Should I just sign on because we won’t get divorced anyways, or do I need a lawyer too?  I haven’t stated my concerns because I don’t want to sound like I am in this for the money, but it isn’t even like he is trying to protect millions.  It’s more like enough for great down payment on a house.

Not a Gold Digger!

Dear NGD,

The first thing Dharma’s going to tell you is that she’s not a lawyer.  Although I think I would have been a great one.  “Objection!  Counsel is outrageously leading the witness!”  “Sustained.  Good catch, attorney.”  “Thank you, your honour.”

Anyway, if your BF, or his father, is pushing something you’re not comfortable with, you have the right to a) say something about it, and b) look out for yourself by having someone in the legal profession peruse these documents before you sign anything.

After all, that’s what your boyfriend is doing, looking out for himself, right?  He should want you to do the same for yourself.  If he doesn’t, please let that serve as a red flag.

There’s a lot of good that can come out of this situation.  First off, you can learn how to handle conflict with each other in a healthy manner that involves honest communication.  Which means having a discussion about this and working through it together…

Secondly, you have learned that your boyfriend has the ability to be heavily influenced by his father, and you now get the opportunity to decide if this is something you can live with for the rest of your life.

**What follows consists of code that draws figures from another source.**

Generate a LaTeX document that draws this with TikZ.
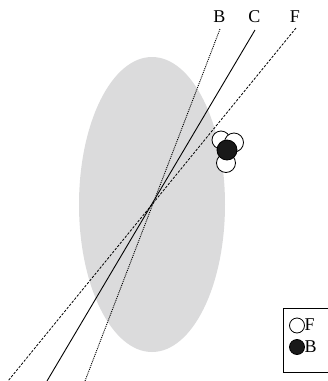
\documentclass[tikz,border=0pt]{standalone}
\usepackage{fontspec}
\setmainfont{Liberation Serif}
\begin{document}
\begin{tikzpicture}[x=1pt,y=-1pt,
  lbl/.style={font=\fontsize{18}{20}\selectfont, inner sep=0pt},
  wcirc/.style={draw=black, fill=white, line width=0.8pt},
  bcirc/.style={draw=black, fill=black!90, line width=0.8pt},
  lineC/.style={line width=0.9pt},
  lineB/.style={line width=0.9pt, dash pattern=on 1pt off 1pt},
  lineF/.style={line width=0.8pt, dash pattern=on 2.5pt off 1.5pt}]
\useasboundingbox (0,0) rectangle (328,381);
\begin{scope}
\clip (0,0) rectangle (328,381);
% ellipse
\fill[fill={rgb,255:red,219;green,219;blue,220}] (152,204.5) ellipse [x radius=73, y radius=147.5];
% coordinates
\coordinate (Ctop) at (255,30);
\coordinate (Cbot) at (47,381);
\coordinate (Btop) at (220,29);
\coordinate (Bbot) at (85,381);
\coordinate (Ftop) at (296,28);
\coordinate (Fbot) at (8,381);
\draw[lineC] (Ctop) -- (Cbot);
\draw[lineB] (Btop) -- (Bbot);
\draw[lineF] (Ftop) -- (Fbot);
% circles
\node[wcirc, circle, minimum size=18pt, inner sep=0pt] (w1) at (221,140) {};
\node[wcirc, circle, minimum size=19pt, inner sep=0pt] (w2) at (234,142.5) {};
\node[wcirc, circle, minimum size=19pt, inner sep=0pt] (w3) at (226,163) {};
\node[bcirc, circle, minimum size=20pt, inner sep=0pt] (b1) at (227,150) {};
% legend
\draw[line width=0.7pt] (283,308) rectangle (340,372);
\node[wcirc, circle, minimum size=15pt, inner sep=0pt] (lw) at (297,325.5) {};
\node[bcirc, circle, minimum size=15pt, inner sep=0pt] (lb) at (297,347) {};
\node[lbl, anchor=west] (lF) at (304.5,324.5) {F};
\node[lbl, anchor=west] (lB) at (304.5,346.5) {B};
\end{scope}
% labels
\node[lbl] (tB) at (219.5,17) {B};
\node[lbl] (tC) at (254.5,17) {C};
\node[lbl] (tF) at (295,17) {F};
\end{tikzpicture}
\end{document}
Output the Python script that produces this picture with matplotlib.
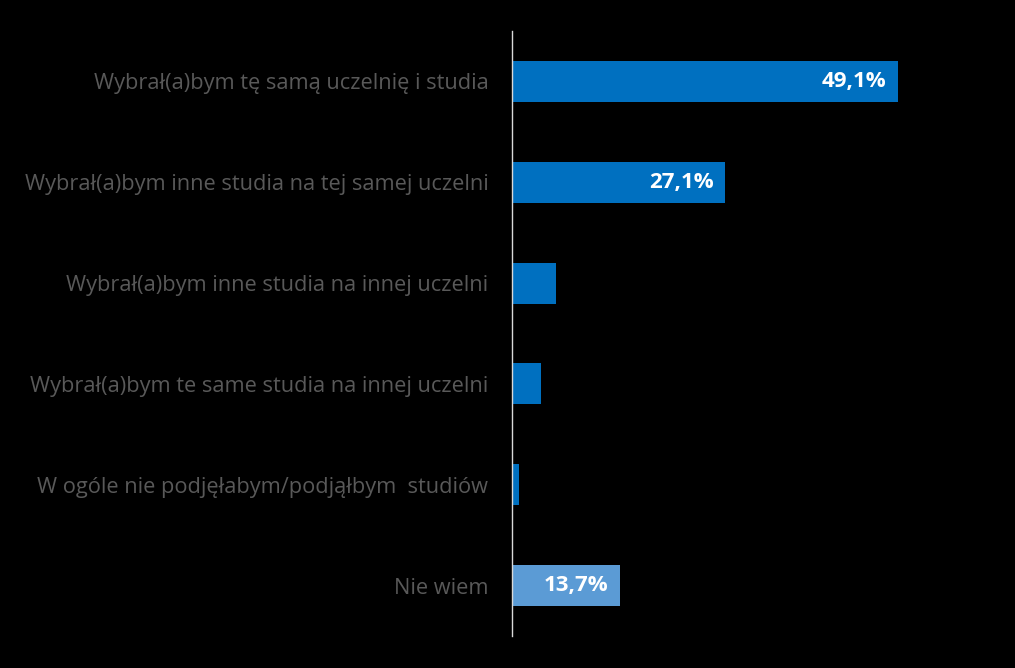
import matplotlib.pyplot as plt

# answers to "would you choose the same again?"
categories = [
    "Wybrał(a)bym tę samą uczelnię i studia",
    "Wybrał(a)bym inne studia na tej samej uczelni",
    "Wybrał(a)bym inne studia na innej uczelni",
    "Wybrał(a)bym te same studia na innej uczelni",
    "W ogóle nie podjęłabym/podjąłbym  studiów",
    "Nie wiem",
]
values = [49.1, 27.1, 5.6, 3.7, 0.9, 13.7]
value_labels = ["49,1%", "27,1%", "", "", "", "13,7%"]
colors = ["#0070C0", "#0070C0", "#0070C0", "#0070C0", "#0070C0", "#5B9BD5"]

W, H = 1015, 668
fig = plt.figure(figsize=(W / 100, H / 100), dpi=100, facecolor="black")
ax = fig.add_axes([512 / W, 32 / H, 488 / W, 605 / H], facecolor="black")

pos = list(range(len(categories)))[::-1]
ax.barh(pos, values, height=0.405, color=colors)

for p, v, lab in zip(pos, values, value_labels):
    if lab:
        ax.text(v - 1.4, p, lab, ha="right", va="center", color="white",
                fontsize=16, fontweight="bold", family="Open Sans")

ax.set_xlim(0, 488 / 7.855)
ax.set_ylim(-0.5, len(categories) - 0.5)
ax.set_yticks(pos)
ax.set_yticklabels(categories, color="#595959", fontsize=15.7, family="Open Sans")
ax.tick_params(axis="y", length=0, pad=17)
ax.set_xticks([])
for s in ["top", "right", "bottom"]:
    ax.spines[s].set_visible(False)
ax.spines["left"].set_color("#d9d9d9")
ax.spines["left"].set_linewidth(1)

fig.savefig("out.png", dpi=100, facecolor="black")
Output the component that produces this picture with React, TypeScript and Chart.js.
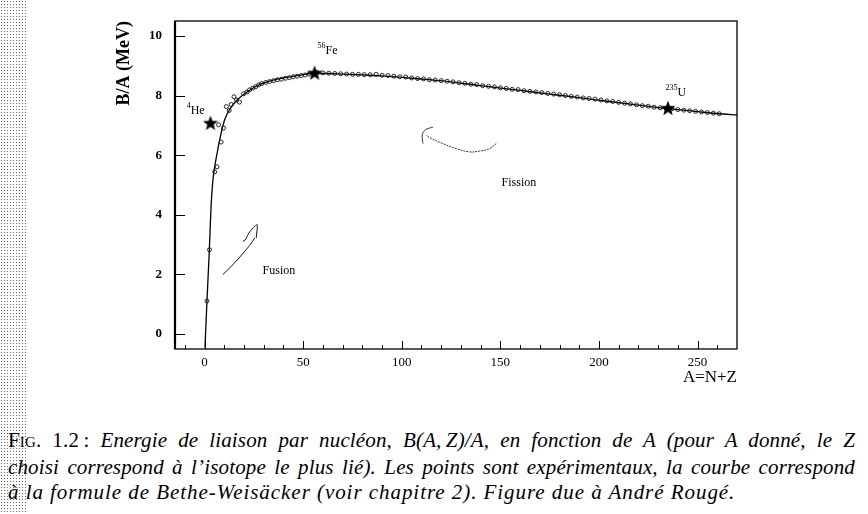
import React, { useEffect, useRef } from 'react';
import { Chart, registerables } from 'chart.js';
Chart.register(...registerables);

// Bethe-Weizsäcker curve
const curveA = [0.2, 1.2, 2.4, 3.3, 4.2, 5.1, 6.3, 7.6, 10.1, 13.5, 16.5, 20.3, 24, 28.7, 35, 41.4, 48, 54.8, 62, 70, 80, 90, 100, 112, 124, 140, 160, 175, 190, 205, 220, 235, 250, 261, 270];
const curveB = [-0.45, 1.1, 2.8, 4.3, 5.15, 5.6, 6.05, 6.5, 7.17, 7.61, 7.85, 8.06, 8.23, 8.39, 8.52, 8.61, 8.68, 8.74, 8.74, 8.72, 8.69, 8.66, 8.61, 8.54, 8.47, 8.33, 8.17, 8.05, 7.93, 7.8, 7.68, 7.56, 7.46, 7.39, 7.35];

// experimental points
const expA = [1.2, 2.5, 5.1, 6.3, 7.1, 8.4, 9.6, 11, 12.5, 13.5, 14.9, 16.2, 17.7, 19.8, 21.5, 22.8, 24.5, 26, 27.5, 29, 31, 33, 35, 37, 39, 41, 43, 45, 47, 49, 51, 53,
  57, 60, 63, 66, 69, 72, 75, 78, 81, 84, 87, 90, 93, 96, 99, 102, 105, 108, 111, 114, 117, 120, 123, 126, 129, 132, 135, 138, 141, 144, 147, 150, 153, 156, 159, 162, 165, 168, 171, 174, 177, 180, 183, 186, 189, 192, 195, 198, 201, 204, 207, 210, 213, 216, 219, 222, 225, 228, 231, 234, 237, 240, 243, 246, 249, 252, 255, 258, 261];
const expB = [1.11, 2.83, 5.44, 5.61, 7.02, 6.44, 6.91, 7.63, 7.5, 7.7, 7.96, 7.85, 7.78, 8.06, 8.12, 8.19, 8.25, 8.3, 8.36, 8.4, 8.44, 8.47, 8.5, 8.53, 8.55, 8.58, 8.6, 8.63, 8.65, 8.67, 8.69, 8.72,
  8.77, 8.76, 8.75, 8.74, 8.73, 8.72, 8.71, 8.71, 8.7, 8.7, 8.71, 8.68, 8.67, 8.65, 8.63, 8.62, 8.59, 8.57, 8.56, 8.53, 8.52, 8.5, 8.48, 8.46, 8.43, 8.41, 8.38, 8.37, 8.33, 8.31, 8.29, 8.26, 8.24, 8.21, 8.2, 8.16, 8.14, 8.12, 8.1, 8.07, 8.05, 8.03, 8.0, 7.97, 7.95, 7.92, 7.9, 7.88, 7.85, 7.82, 7.8, 7.77, 7.74, 7.72, 7.69, 7.66, 7.64, 7.61, 7.59, 7.57, 7.55, 7.53, 7.51, 7.49, 7.47, 7.45, 7.43, 7.41, 7.39];

// highlighted nuclei (stars)
const starA = [3.0, 55.8, 235];
const starB = [7.06, 8.74, 7.56];
const starElem = ['He', 'Fe', 'U'];
const starMass = ['4', '56', '235'];
const starLabelA = [-9.1, 57.3, 233.8];
const starLabelB = [7.37, 9.4, 7.97];

// region annotations
const regionText = ['Fusion', 'Fission'];
const regionA = [29.4, 150.6];
const regionB = [2.0, 4.97];

// hand-drawn arrows
const fusionShaftA = [9.3, 14.4, 19.4, 22.8, 25.4];
const fusionShaftB = [2.0, 2.33, 2.7, 2.97, 3.22];
const fusionHeadA = [19.4, 20.5, 22.5, 24.5, 26.7, 26.2];
const fusionHeadB = [3.11, 3.15, 3.39, 3.56, 3.67, 3.22];
const fissionShaftA = [147.9, 144.5, 139.5, 134.4, 127.6, 120.8, 115, 112.4];
const fissionShaftB = [6.39, 6.22, 6.14, 6.11, 6.22, 6.39, 6.56, 6.67];
const fissionHeadA = [110.7, 110.4, 111.6, 114.1, 115.8];
const fissionHeadB = [6.39, 6.67, 6.83, 6.91, 6.94];

// axes
const xTicks = [0, 50, 100, 150, 200, 250];
const xMinorTicks = [-10, 10, 20, 30, 40, 60, 70, 80, 90, 110, 120, 130, 140, 160, 170, 180, 190, 210, 220, 230, 240, 260];
const yTicks = [0, 2, 4, 6, 8, 10];

const SERIF = '"Liberation Serif", "Times New Roman", serif';

const pts = (a: number[], b: number[]) => a.map((v, i) => ({ x: v, y: b[i] }));

function makeStar(r: number) {
  const c = document.createElement('canvas');
  c.width = c.height = 2 * r + 2;
  const g = c.getContext('2d')!;
  const cx = r + 1, cy = r + 1;
  g.beginPath();
  for (let i = 0; i < 10; i++) {
    const ang = -Math.PI / 2 + (i * Math.PI) / 5;
    const rad = i % 2 ? r * 0.42 : r;
    g.lineTo(cx + rad * Math.cos(ang), cy + rad * Math.sin(ang));
  }
  g.closePath();
  g.fillStyle = '#000';
  g.fill();
  return c;
}

const framePlugin = {
  id: 'frame',
  afterDraw(chart: any) {
    const { ctx, chartArea: ca, scales } = chart;
    const x = scales.x, y = scales.y;
    ctx.save();
    ctx.strokeStyle = '#000';
    ctx.lineWidth = 1.3;
    ctx.strokeRect(ca.left, ca.top, ca.right - ca.left, ca.bottom - ca.top);
    ctx.lineWidth = 2.2;
    ctx.beginPath();
    ctx.moveTo(ca.left, ca.top);
    ctx.lineTo(ca.left, ca.bottom);
    ctx.stroke();
    ctx.lineWidth = 1;
    ctx.beginPath();
    xTicks.forEach(v => {
      const px = Math.round(x.getPixelForValue(v)) + 0.5;
      ctx.moveTo(px, ca.bottom);
      ctx.lineTo(px, ca.bottom - 8);
    });
    xMinorTicks.forEach(v => {
      const px = Math.round(x.getPixelForValue(v)) + 0.5;
      ctx.moveTo(px, ca.bottom);
      ctx.lineTo(px, ca.bottom - 4);
    });
    yTicks.forEach(v => {
      const py = Math.round(y.getPixelForValue(v)) + 0.5;
      ctx.moveTo(ca.left, py);
      ctx.lineTo(ca.left + 10, py);
    });
    ctx.stroke();

    // star labels with superscript mass numbers
    ctx.fillStyle = '#000';
    ctx.textBaseline = 'alphabetic';
    ctx.textAlign = 'left';
    starElem.forEach((el, i) => {
      const px = x.getPixelForValue(starLabelA[i]);
      const py = y.getPixelForValue(starLabelB[i]);
      ctx.font = `8px ${SERIF}`;
      ctx.fillText(starMass[i], px, py - 6);
      const w = ctx.measureText(starMass[i]).width;
      ctx.font = `12px ${SERIF}`;
      ctx.fillText(el, px + w, py);
    });
    ctx.font = `12px ${SERIF}`;
    regionText.forEach((t, i) => {
      ctx.fillText(t, x.getPixelForValue(regionA[i]), y.getPixelForValue(regionB[i]));
    });
    ctx.restore();
  },
};

export default function App() {
  const ref = useRef<HTMLCanvasElement>(null);
  useEffect(() => {
    document.body.style.margin = '0';
    const star = makeStar(8);
    const chart = new Chart(ref.current!, {
      type: 'scatter',
      data: {
        datasets: [
          { data: pts(starA, starB), pointStyle: star as any, pointRadius: 8, showLine: false },
          { data: pts(expA, expB), pointStyle: 'circle', pointRadius: 2, borderWidth: 0.9, borderColor: '#111', backgroundColor: 'rgba(255,255,255,0)', showLine: false },
          { data: pts(curveA, curveB), showLine: true, pointRadius: 0, borderColor: '#000', borderWidth: 1.3, cubicInterpolationMode: 'monotone' },
          { data: pts(fusionShaftA, fusionShaftB), showLine: true, pointRadius: 0, borderColor: '#111', borderWidth: 1, tension: 0.3 },
          { data: pts(fusionHeadA, fusionHeadB), showLine: true, pointRadius: 0, borderColor: '#111', borderWidth: 1, tension: 0.2 },
          { data: pts(fissionShaftA, fissionShaftB), showLine: true, pointRadius: 0, borderColor: '#333', borderWidth: 1, borderDash: [2, 1], tension: 0.4 },
          { data: pts(fissionHeadA, fissionHeadB), showLine: true, pointRadius: 0, borderColor: '#333', borderWidth: 1, tension: 0.4 },
        ] as any,
      },
      options: {
        animation: false,
        responsive: false,
        maintainAspectRatio: false,
        layout: { padding: { top: 21, right: 131, left: 0, bottom: 0 } },
        plugins: { legend: { display: false }, tooltip: { enabled: false } },
        elements: { line: { fill: false } },
        scales: {
          x: {
            type: 'linear',
            min: -15,
            max: 270,
            afterBuildTicks: (s: any) => { s.ticks = xTicks.map(v => ({ value: v })); },
            afterFit: (s: any) => { s.height = 51; },
            grid: { display: false, drawTicks: false },
            border: { display: false },
            ticks: { padding: 6, color: '#000', font: { family: SERIF, size: 13 }, maxRotation: 0, autoSkip: false },
            title: { display: true, text: 'A=N+Z', align: 'end', color: '#000', font: { family: SERIF, size: 17 }, padding: { top: 0, bottom: 12 } },
          },
          y: {
            type: 'linear',
            min: -0.5,
            max: 10.5,
            afterBuildTicks: (s: any) => { s.ticks = yTicks.map(v => ({ value: v })); },
            afterFit: (s: any) => { s.width = 175; },
            grid: { display: false, drawTicks: false },
            border: { display: false },
            ticks: { padding: 13, color: '#000', font: { family: SERIF, size: 13, weight: 'bold' } },
            title: { display: true, text: 'B/A (MeV)', align: 'end', color: '#000', font: { family: SERIF, size: 18, weight: 'bold' }, padding: { top: 114, bottom: 0 } },
          },
        },
      } as any,
      plugins: [framePlugin],
    });
    return () => chart.destroy();
  }, []);

  const capStyle: React.CSSProperties = {
    position: 'absolute', left: 8, width: 847, fontFamily: SERIF, fontSize: 21,
    fontStyle: 'italic', whiteSpace: 'nowrap', color: '#000', lineHeight: '24px',
  };
  return (
    <div style={{ position: 'fixed', left: 0, top: 0, width: 868, height: 514, background: '#fff', overflow: 'hidden' }}>
      <div style={{ position: 'absolute', left: 0, top: 0, width: 28, height: 514, backgroundImage: 'radial-gradient(circle, #666 0.6px, transparent 0.9px)', backgroundSize: '3px 3px' }} />
      <canvas ref={ref} width={868} height={400} style={{ position: 'absolute', left: 0, top: 0 }} />
      <div style={{ ...capStyle, top: 428, letterSpacing: '0.15px', textAlign: 'justify', textAlignLast: 'justify' }}>
        <span style={{ fontStyle: 'normal', fontVariant: 'small-caps' }}>Fig.</span>
        <span style={{ fontStyle: 'normal' }}> 1.2&thinsp;:</span> Energie de liaison par nucléon, B(A,&thinsp;Z)/A, en fonction de A (pour A donné, le Z
      </div>
      <div style={{ ...capStyle, top: 455, letterSpacing: '0.15px', textAlign: 'justify', textAlignLast: 'justify' }}>
        choisi correspond à l’isotope le plus lié). Les points sont expérimentaux, la courbe correspond
      </div>
      <div style={{ ...capStyle, top: 480, letterSpacing: '0.95px' }}>
        à la formule de Bethe-Weisäcker (voir chapitre 2). Figure due à André Rougé.
      </div>
    </div>
  );
}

And please don’t think me a buzzkill when I say that I’ve never known one engaged couple – not one! – who strutted around saying, “Oh yeah, the two of us?  We’re never going to make it.  Divorce is definitely in the cards.”

The divorce rate in Canada is 38% and it’s closer to 50% in the United States.  Meaning half the people who say, “We’re never going to get divorced!” get divorced.

In closing, ladies and gentlemen of the jury, Dharma says the signing of legal documents whilst wearing of the rose coloured glasses is a bad, bad idea.  So talk with your boyfriend, and get a legal opinion.